The debate on Social Security, as well as some Republicans’ hesitancy to embrace comprehensive tax reform, exposes a profound difference of opinion within the conservative movement over the question of government borrowing.

One wing of the conservative movement continues to worship at the altar of fiscal austerity, placing debt and deficits uber alles. We see its pernicious effects currently obstructing congressional efforts to enact a modest package of growth-enhancing tax reforms.

The austerity wing’s limited vision of Social Security "reform" consists of allowing workers to place a meager 2 percentage points of their payroll taxes into personal retirement accounts, and it insists on paying for the transition costs of switching from a complete pay-as-you-go retirement system to a partial pay-go system by cutting Social Security benefits.

Read my lips: Cutting Social Security benefits is not a strategy for re-election; it is political suicide.

If the austerity wing of the president’s party talks him into proposing anything on Social Security that fails to give a guarantee to every worker in America that he or she will not receive any less in retirement income than they are guaranteed under Social Security today, the Democrats won’t need an agenda to win. All they will need is a warm body on the ballot.

The growth wing of the conservative movement-the position in which you find this unreconstructed supply-sider firmly planted-does not fear government borrowing if the debt is judiciously incurred and productively employed.

That’s why the growth-and-prosperity wing of the Republican Party is urging the president to pursue a mandate that would seek voters’ approval to borrow sufficient funds to simultaneously overhaul the tax code and allow workers immediately to begin devoting 5 to 6 percentage points of their payroll taxes to individual personal retirement accounts.

The Institute for Policy Innovation in Lewisville, Texas, is a hotbed of intellectual activity developing these ideas. In one recent IPI study, Lawrence Hunter and Steven Conover demonstrated how it is possible to stabilize the national debt burden right where it is, at about one-third of national income, and still borrow additional funds each year sufficient to overhaul the tax code and to convert Social Security into a payroll-tax-financed worker-investment retirement program.

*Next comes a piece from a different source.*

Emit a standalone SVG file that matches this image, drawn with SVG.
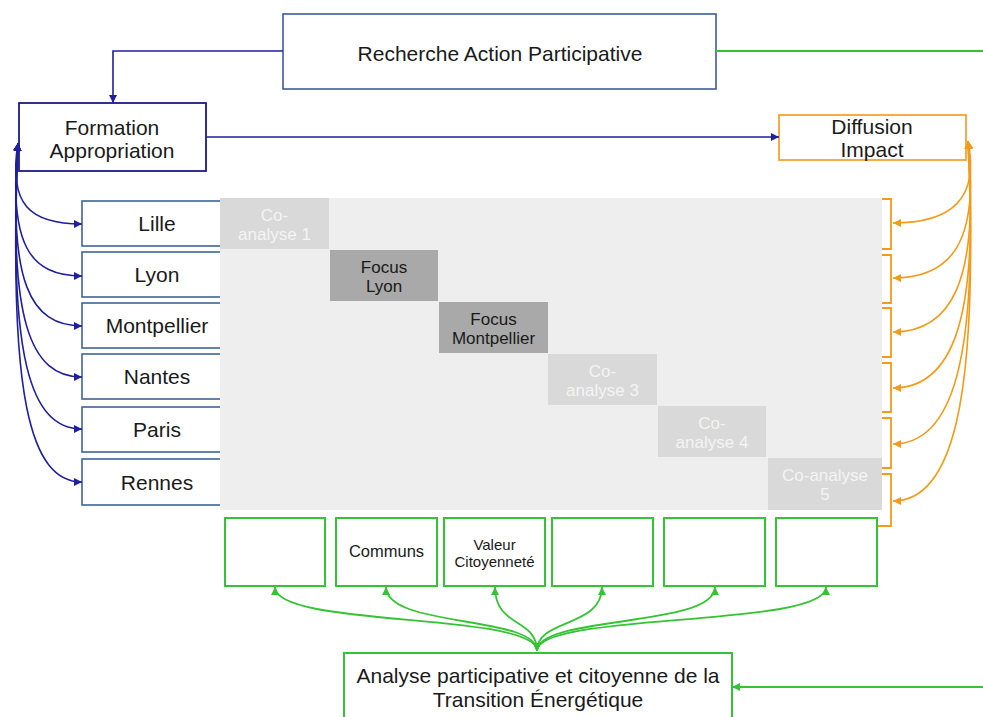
<svg xmlns="http://www.w3.org/2000/svg" width="983" height="717" viewBox="0 0 983 717">
<defs>
<style>
text{font-family:"Liberation Sans",Arial,sans-serif;text-anchor:middle;fill:#1a1a1a}
.big{font-size:21px}
.cell{font-size:17px}
.co{fill:#f4f4f4}
.city{fill:#fff;stroke:#3f6595;stroke-width:1.6}
.gbox{fill:#fff;stroke:#35c235;stroke-width:2}
.blue{fill:none;stroke:#1f1fa0;stroke-width:1.6}
.orange{fill:none;stroke:#f39a1b;stroke-width:1.6}
.green{fill:none;stroke:#33c433;stroke-width:1.8}
</style>
<marker id="ab" viewBox="0 0 10 10" refX="10" refY="5" markerWidth="8" markerHeight="8" markerUnits="userSpaceOnUse" orient="auto-start-reverse"><path d="M0,0 L10,5 L0,10 z" fill="#1f1fa0"/></marker>
<marker id="ao" viewBox="0 0 10 10" refX="10" refY="5" markerWidth="8" markerHeight="8" markerUnits="userSpaceOnUse" orient="auto-start-reverse"><path d="M0,0 L10,5 L0,10 z" fill="#f39a1b"/></marker>
<marker id="ag" viewBox="0 0 10 10" refX="10" refY="5" markerWidth="8" markerHeight="8" markerUnits="userSpaceOnUse" orient="auto-start-reverse"><path d="M0,0 L10,5 L0,10 z" fill="#33c433"/></marker>
</defs>
<rect width="983" height="717" fill="#fff"/>

<g id="recherche">
<rect x="283" y="14" width="433" height="75" fill="#fff" stroke="#3d5a99" stroke-width="1.6"/>
<text class="big" x="500" y="61">Recherche Action Participative</text>
</g>
<g id="formation">
<rect x="19" y="103" width="187" height="68" fill="#fff" stroke="#1c1c80" stroke-width="1.8"/>
<text class="big" x="112" y="135">Formation</text>
<text class="big" x="112" y="158">Appropriation</text>
</g>
<g id="diffusion">
<rect x="779" y="115" width="187" height="45" fill="#fff" stroke="#f5a235" stroke-width="1.8"/>
<text class="big" x="872" y="134">Diffusion</text>
<text class="big" x="872" y="157">Impact</text>
</g>

<g id="cities">
<g id="lille"><rect class="city" x="82" y="201" width="150" height="45"/><text class="big" x="157" y="231">Lille</text></g>
<g id="lyon"><rect class="city" x="82" y="252" width="150" height="45"/><text class="big" x="157" y="282">Lyon</text></g>
<g id="montpellier"><rect class="city" x="82" y="303" width="150" height="45"/><text class="big" x="157" y="333">Montpellier</text></g>
<g id="nantes"><rect class="city" x="82" y="354" width="150" height="45"/><text class="big" x="157" y="384">Nantes</text></g>
<g id="paris"><rect class="city" x="82" y="407" width="150" height="45"/><text class="big" x="157" y="437">Paris</text></g>
<g id="rennes"><rect class="city" x="82" y="459" width="150" height="46"/><text class="big" x="157" y="490">Rennes</text></g>
</g>

<g id="grid">
<rect x="220" y="198" width="662" height="312" fill="#eeeeee"/>
<g id="co1"><rect x="220" y="198" width="109" height="51" fill="#d9d9d9"/><text class="cell co" x="274.5" y="221">Co-</text><text class="cell co" x="274.5" y="240">analyse 1</text></g>
<g id="focus-lyon"><rect x="330" y="250" width="108" height="51" fill="#a9a9a9"/><text class="cell" x="384" y="273">Focus</text><text class="cell" x="384" y="292">Lyon</text></g>
<g id="focus-montpellier"><rect x="439" y="302" width="109" height="51" fill="#a9a9a9"/><text class="cell" x="493.5" y="325">Focus</text><text class="cell" x="493.5" y="344">Montpellier</text></g>
<g id="co3"><rect x="548" y="354" width="109" height="51" fill="#d9d9d9"/><text class="cell co" x="602.5" y="377">Co-</text><text class="cell co" x="602.5" y="396">analyse 3</text></g>
<g id="co4"><rect x="658" y="406" width="108" height="51" fill="#d9d9d9"/><text class="cell co" x="712" y="429">Co-</text><text class="cell co" x="712" y="448">analyse 4</text></g>
<g id="co5"><rect x="768" y="458" width="114" height="52" fill="#d9d9d9"/><text class="cell co" x="825" y="481">Co-analyse</text><text class="cell co" x="825" y="500">5</text></g>
</g>

<g id="brackets" fill="none" stroke="#f39a1b" stroke-width="1.8">
<path d="M882,199 H891 V249 H882"/>
<path d="M882,255 H891 V303 H882"/>
<path d="M882,308 H891 V357 H882"/>
<path d="M882,363 H891 V412 H882"/>
<path d="M882,418 H891 V468 H882"/>
<path d="M882,474 H891 V526 H877"/>
</g>

<g id="themes">
<g id="t1"><rect class="gbox" x="225" y="518" width="100" height="68"/></g>
<g id="t2"><rect class="gbox" x="336" y="518" width="101" height="68"/><text x="386.5" y="557" style="font-size:16.5px">Communs</text></g>
<g id="t3"><rect class="gbox" x="444" y="518" width="101" height="68"/><text x="494.5" y="550" style="font-size:15px">Valeur</text><text x="494.5" y="567" style="font-size:15px">Citoyenneté</text></g>
<g id="t4"><rect class="gbox" x="552" y="518" width="101" height="68"/></g>
<g id="t5"><rect class="gbox" x="664" y="518" width="101" height="68"/></g>
<g id="t6"><rect class="gbox" x="776" y="518" width="101" height="68"/></g>
</g>

<g id="analyse">
<rect x="344" y="653" width="388" height="80" fill="#fff" stroke="#35c235" stroke-width="2"/>
<text class="big" x="538" y="683">Analyse participative et citoyenne de la</text>
<text class="big" x="538" y="707">Transition Énergétique</text>
</g>

<g id="connectors">
<path class="blue" d="M283,51 H113 V103" marker-end="url(#ab)"/>
<path class="blue" d="M206,137 H779" marker-end="url(#ab)"/>
<path class="green" d="M716,51 H995"/>
<path class="green" d="M995,687 H732" marker-end="url(#ag)"/>

<path class="blue" d="M18,143 C8,205 30,224 82,224" marker-start="url(#ab)" marker-end="url(#ab)"/>
<path class="blue" d="M18,143 C8,245 30,276 82,276" marker-start="url(#ab)" marker-end="url(#ab)"/>
<path class="blue" d="M18,143 C8,282 30,326 82,326" marker-start="url(#ab)" marker-end="url(#ab)"/>
<path class="blue" d="M18,143 C8,320 30,377 82,377" marker-start="url(#ab)" marker-end="url(#ab)"/>
<path class="blue" d="M18,143 C8,358 30,429 82,429" marker-start="url(#ab)" marker-end="url(#ab)"/>
<path class="blue" d="M18,143 C8,397 30,482 82,482" marker-start="url(#ab)" marker-end="url(#ab)"/>

<path class="orange" d="M968,141 C980,200 950,223 893,223" marker-start="url(#ao)" marker-end="url(#ao)"/>
<path class="orange" d="M968,141 C980,244 950,278 893,278" marker-start="url(#ao)" marker-end="url(#ao)"/>
<path class="orange" d="M968,141 C980,284 950,332 893,332" marker-start="url(#ao)" marker-end="url(#ao)"/>
<path class="orange" d="M968,141 C980,326 950,388 893,388" marker-start="url(#ao)" marker-end="url(#ao)"/>
<path class="orange" d="M968,141 C980,368 950,444 893,444" marker-start="url(#ao)" marker-end="url(#ao)"/>
<path class="orange" d="M968,141 C980,411 950,501 893,501" marker-start="url(#ao)" marker-end="url(#ao)"/>

<path class="green" d="M537,651 C537,612 275,628 275,587" marker-start="url(#ag)" marker-end="url(#ag)"/>
<path class="green" d="M537,651 C537,615 386,628 386,587" marker-start="url(#ag)" marker-end="url(#ag)"/>
<path class="green" d="M537,651 C537,618 495,628 495,587" marker-start="url(#ag)" marker-end="url(#ag)"/>
<path class="green" d="M537,651 C537,618 602,628 602,587" marker-start="url(#ag)" marker-end="url(#ag)"/>
<path class="green" d="M537,651 C537,615 715,628 715,587" marker-start="url(#ag)" marker-end="url(#ag)"/>
<path class="green" d="M537,651 C537,612 826,628 826,587" marker-start="url(#ag)" marker-end="url(#ag)"/>
</g>
</svg>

The study concluded that properly conceived tax reform would raise economic growth about one-half percentage point a year (raising long-run annual growth from around 3.2% to 3.7%), which would make it possible for workers to immediately place 6 percentage points of their payroll taxes into personal retirement accounts.

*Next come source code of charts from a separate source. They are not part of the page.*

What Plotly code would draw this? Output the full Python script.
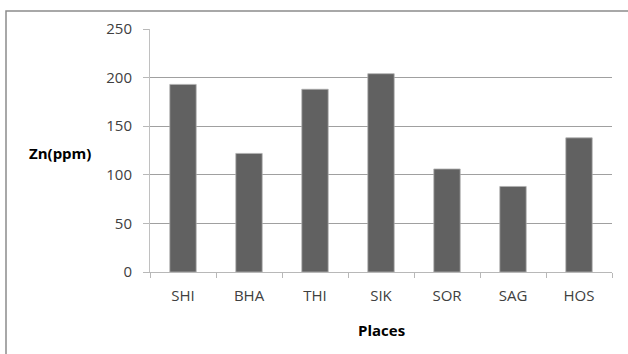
import plotly.graph_objects as go

# Zinc concentration by sampling place
places = ["SHI", "BHA", "THI", "SIK", "SOR", "SAG", "HOS"]
zn_ppm = [193, 122, 188, 204, 106, 88, 138]
y_ticks = [0, 50, 100, 150, 200, 250]

W, H = 628, 354
M_L, M_R, M_T, M_B = 150, 16, 29, 82
PW, PH = W - M_L - M_R, H - M_T - M_B


def px_x(x):
    return (x - M_L) / PW


def px_y(y):
    return (H - M_B - y) / PH


fig = go.Figure(
    go.Bar(
        x=places,
        y=zn_ppm,
        marker=dict(color="#616161", line=dict(color="#b0b0b0", width=0.8)),
    )
)

font_family = "Open Sans, Liberation Sans, sans-serif"

fig.update_layout(
    width=W,
    height=H,
    margin=dict(l=M_L, r=M_R, t=M_T, b=M_B),
    paper_bgcolor="white",
    plot_bgcolor="white",
    bargap=0.6,
    showlegend=False,
    font=dict(family=font_family, size=15, color="#404040"),
    xaxis=dict(
        type="category",
        tickson="boundaries",
        ticks="outside",
        ticklen=5,
        tickcolor="#b8b8b8",
        showline=True,
        linecolor="#b8b8b8",
        linewidth=1,
        showgrid=False,
        ticklabelstandoff=10,
        tickfont=dict(size=15, color="#404040"),
    ),
    yaxis=dict(
        range=[0, 250],
        tickvals=y_ticks,
        ticks="outside",
        ticklen=6,
        tickcolor="#b8b8b8",
        showline=True,
        linecolor="#c0c0c0",
        linewidth=1,
        showgrid=True,
        gridcolor="#a0a0a0",
        gridwidth=1,
        zeroline=False,
        ticklabelstandoff=8,
        tickfont=dict(size=15, color="#404040"),
    ),
    annotations=[
        dict(
            text="<b>Zn(ppm)</b>",
            xref="paper", yref="paper",
            x=px_x(27), y=px_y(153),
            xanchor="left", yanchor="middle",
            showarrow=False,
            font=dict(size=15, color="black", family=font_family),
        ),
        dict(
            text="<b>Places</b>",
            xref="paper", yref="paper",
            x=0.5, y=px_y(330),
            xanchor="center", yanchor="middle",
            showarrow=False,
            font=dict(size=15, color="black", family=font_family),
        ),
    ],
    shapes=[
        dict(
            type="rect",
            xref="paper", yref="paper",
            x0=px_x(6), x1=px_x(W + 10),
            y0=px_y(H + 10), y1=px_y(11),
            line=dict(color="#8c8c8c", width=1.5),
            fillcolor="rgba(0,0,0,0)",
            layer="below",
        )
    ],
)

fig.write_html("out.html")
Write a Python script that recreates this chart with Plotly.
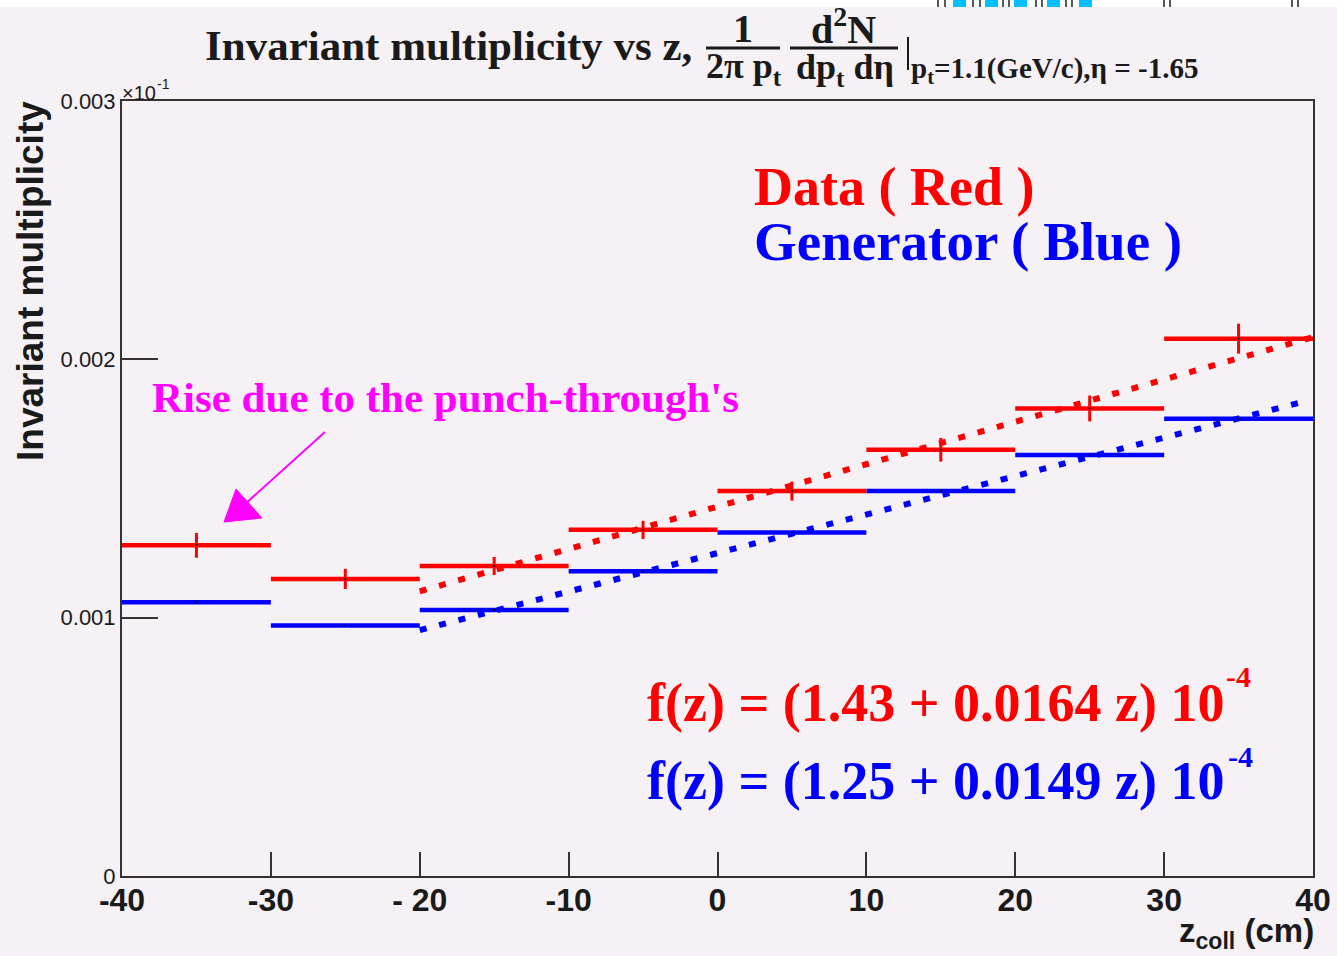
import plotly.graph_objects as go

# ---- data (multiplicity in units of 1e-4) ----
bin_edges = [-40, -30, -20, -10, 0, 10, 20, 30, 40]
data_red = [1.28, 1.15, 1.20, 1.34, 1.49, 1.65, 1.81, 2.08]
data_red_err = [0.048, 0.039, 0.035, 0.035, 0.037, 0.046, 0.050, 0.058]
gen_blue = [1.06, 0.97, 1.03, 1.18, 1.33, 1.49, 1.63, 1.77]

# linear fits f(z) = (a + b z) 1e-4
fit_red = (1.43, 0.0164)
fit_blue = (1.25, 0.0149)
fit_red_range = [-20, 40]
fit_blue_range = [-20, 39]

y_tickvals = [0, 1, 2, 3]
y_ticktext = ["0", "0.001", "0.002", "0.003"]
x_tickvals = [-40, -30, -20, -10, 0, 10, 20, 30, 40]
x_ticktext = ["-40", "-30", "- 20", "-10", "0", "10", "20", "30", "40"]

# ---- page geometry ----
W, H = 1337, 956
L, R, T, B = 122, 1313, 101, 876
BG = "#f5f1f5"
SERIF = "Liberation Serif"
SANS = "Liberation Sans"


def px(xp):
    return (xp - L) / (R - L)


def py(yp):
    return (B - yp) / (B - T)


def to_dx(xp):
    return -40 + (xp - L) / (R - L) * 80


def to_dy(yp):
    return (B - yp) / (B - T) * 3


def bin_segments(values):
    xs, ys = [], []
    for lo, hi, v in zip(bin_edges[:-1], bin_edges[1:], values):
        xs += [lo, hi, None]
        ys += [v, v, None]
    return xs, ys


centers = [(lo + hi) / 2 for lo, hi in zip(bin_edges[:-1], bin_edges[1:])]

fig = go.Figure()

bx, by = bin_segments(gen_blue)
fig.add_trace(go.Scatter(x=bx, y=by, mode="lines",
                         line=dict(color="#0000ff", width=4.5), hoverinfo="skip"))
rx, ry = bin_segments(data_red)
fig.add_trace(go.Scatter(x=rx, y=ry, mode="lines",
                         line=dict(color="#ff0000", width=4.5), hoverinfo="skip"))

# fitted lines (dotted)
for (a, b), rng, col in [(fit_red, fit_red_range, "#ff0000"),
                         (fit_blue, fit_blue_range, "#0000ff")]:
    fig.add_trace(go.Scatter(
        x=rng, y=[a + b * z for z in rng], mode="lines",
        line=dict(color=col, width=6, dash="7px,13px"), hoverinfo="skip"))

# error bars on data points
fig.add_trace(go.Scatter(
    x=centers, y=data_red, mode="markers",
    marker=dict(color="#000000", size=2),
    error_y=dict(type="data", array=data_red_err, color="#ff0000",
                 thickness=3, width=0)))
fig.add_trace(go.Scatter(
    x=centers, y=gen_blue, mode="markers",
    marker=dict(color="#000000", size=2)))

ann = []


def text(t, x, y, size, color="#1a1a1a", font=SERIF, bold=True,
         xanchor="left", yanchor="middle", angle=0):
    ann.append(dict(text=t, x=px(x), y=py(y), xref="paper", yref="paper",
                    xanchor=xanchor, yanchor=yanchor, showarrow=False,
                    textangle=angle,
                    font=dict(family=font, size=size, color=color,
                              weight=700 if bold else 400)))


# title
text("Invariant multiplicity vs z,", 203, 46, 43)
text("1", 743, 29, 40, xanchor="center")
text("2π p<sub>t</sub>", 744, 68, 36, xanchor="center")
text("d<sup>2</sup>N", 843, 26, 40, xanchor="center")
text("dp<sub>t</sub> dη", 845, 70, 36, xanchor="center")
text("p<sub>t</sub>=1.1(GeV/c),η = -1.65", 909, 70, 29)

# legend-like labels
text("Data ( Red )", 752, 187, 54, color="#ff0000")
text("Generator ( Blue )", 752, 241, 55, color="#0000ff")
text("Rise due to the punch-through's", 150, 397, 43, color="#ff00ff")

# fit results
text("f(z) = (1.43 + 0.0164 z) 10", 645, 703, 54, color="#ff0000")
text("-4", 1224, 676, 30, color="#ff0000")
text("f(z) = (1.25 + 0.0149 z) 10", 645, 781, 54, color="#0000ff")
text("-4", 1226, 756, 30, color="#0000ff")

# axis titles
text("Invariant multiplicity", 30, 281, 37, font=SANS, angle=-90,
     xanchor="center")
text("z<sub>coll</sub> (cm)", 1316, 933, 33, font=SANS, xanchor="right")
text("×10", 120, 93, 20, font=SANS, bold=False)
text("-1", 155, 84, 14, font=SANS, bold=False)

shapes = [
    # fraction bars and evaluation bar
    dict(type="line", xref="paper", yref="paper", x0=px(706), x1=px(780),
         y0=py(48), y1=py(48), line=dict(color="#1a1a1a", width=3)),
    dict(type="line", xref="paper", yref="paper", x0=px(790), x1=px(898),
         y0=py(48), y1=py(48), line=dict(color="#1a1a1a", width=3)),
    dict(type="line", xref="paper", yref="paper", x0=px(908), x1=px(908),
         y0=py(37), y1=py(70), line=dict(color="#1a1a1a", width=2)),
    # arrow pointing to the first bin
    dict(type="line", xref="x", yref="y", x0=to_dx(325), y0=to_dy(432),
         x1=to_dx(244), y1=to_dy(505), line=dict(color="#ff00ff", width=2)),
    dict(type="path", xref="x", yref="y",
         path=f"M {to_dx(224)} {to_dy(522)} L {to_dx(236)} {to_dy(489)} "
              f"L {to_dx(262)} {to_dy(518)} Z",
         fillcolor="#ff00ff", line=dict(color="#ff00ff", width=1)),
    # white strip along the top edge
    dict(type="rect", xref="paper", yref="paper", x0=px(0), x1=px(W),
         y0=py(7), y1=py(-2), fillcolor="#ffffff", line=dict(width=0),
         layer="below"),
]
for x0 in [953, 985, 1014, 1047, 1079]:
    shapes.append(dict(type="rect", xref="paper", yref="paper",
                       x0=px(x0), x1=px(x0 + 13), y0=py(7), y1=py(0),
                       fillcolor="#00bfff", line=dict(width=0)))
for x0 in [938, 945, 973, 980, 1003, 1009, 1036, 1042, 1066, 1072,
           1164, 1170, 1292, 1298]:
    shapes.append(dict(type="line", xref="paper", yref="paper",
                       x0=px(x0), x1=px(x0), y0=py(7), y1=py(0),
                       line=dict(color="#222222", width=1.5)))

fig.update_layout(
    width=W, height=H,
    margin=dict(l=L, r=W - R, t=T, b=H - B, pad=0),
    paper_bgcolor=BG, plot_bgcolor=BG,
    showlegend=False,
    annotations=ann, shapes=shapes,
    xaxis=dict(range=[-40, 40], tickvals=x_tickvals, ticktext=x_ticktext,
               ticks="inside", ticklen=24, tickwidth=2, tickcolor="#333333",
               showline=True, mirror=True, linecolor="#333333", linewidth=2,
               showgrid=False, zeroline=False, automargin=False,
               ticklabelstandoff=-5,
               tickfont=dict(family=SANS, size=32, color="#1a1a1a",
                             weight=700)),
    yaxis=dict(range=[0, 3], tickvals=y_tickvals, ticktext=y_ticktext,
               ticks="inside", ticklen=36, tickwidth=2, tickcolor="#333333",
               showline=True, mirror=True, linecolor="#333333", linewidth=2,
               showgrid=False, zeroline=False, automargin=False,
               tickfont=dict(family=SANS, size=22, color="#1a1a1a")),
)

fig.write_html("out.html")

The government could safely borrow the transition costs each year, which would amount to average annual borrowing of 1.2% of GDP between now and 2035 to ensure no retirees receive less in retirement income that they are currently promised under Social Security.

In a forthcoming IPI study, Social Security expert Peter Ferrara follows up on these same ideas. He concludes that the best approach would be "a progressive reform plan with no benefit cuts or tax increase, offering a 5 to 6 percentage point personal account, and more for lower income workers."

There will be no Republican candidates challenging Bush in the presidential primaries next year, but there will be an interesting clash of ideas within the Republican Party. How this "mandate primary" turns out will determine whether the president runs in pursuit of an optimistic, progressive, forward-looking mandate based on economic growth and prosperity or whether he allows his thinking to be shaped by a crimped and cramped conservatism of the past that obsesses over deficits and scales back its vision of tomorrow out of fear and timidity today.